Four Loko Company Defends Caffeinated Booze


Colleges Sound Warning on Four Loko

These are just a few of the news stories I found about the new 12% alcohol malt liquor type, high energy drink that has been my son’s drug of choice lately.  They have been called “blackout in a can” and “liquid crack.”  I haven’t tasted one of them myself, because I have already branded them as E-V-I-L.

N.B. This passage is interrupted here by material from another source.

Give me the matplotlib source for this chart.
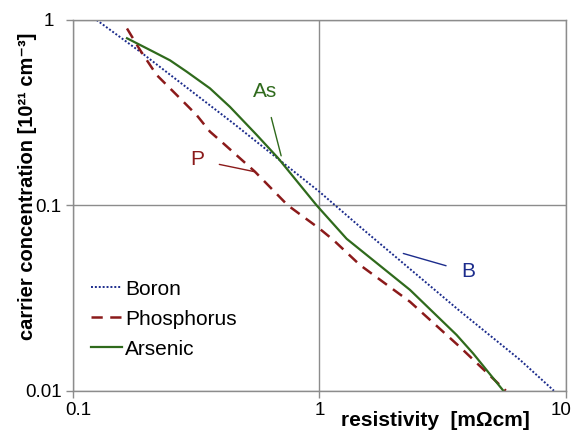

These drinks are dangerous because of the high alcohol content to which they have added 150mg of caffeine.  Men’s Health Magazine answered the question in this article “What am I Doing to my Body When I Combine Booze and Caffeine?“  The Four Loko and Earthquake are made by the same company, Drink Four Brewing.  They both have 12% alcohol but the Earthquake does not have caffeine.  College kids are drinking the sweet flavored Four Loko and don’t realize how much alcohol they are getting until it’s too late.  I have seen what they do to my son and it’s not pretty.  When I took him to a treatment center earlier this year, he had been drinking Earthquakes and his BAC was .394 (which is critical).

Colleges are banning these E-V-I-L drinks and the manufacturer is being asked to stop sales until they can be studied by the FDA.  I hope they remove them from the shelves in my town before my son ODs on alcohol.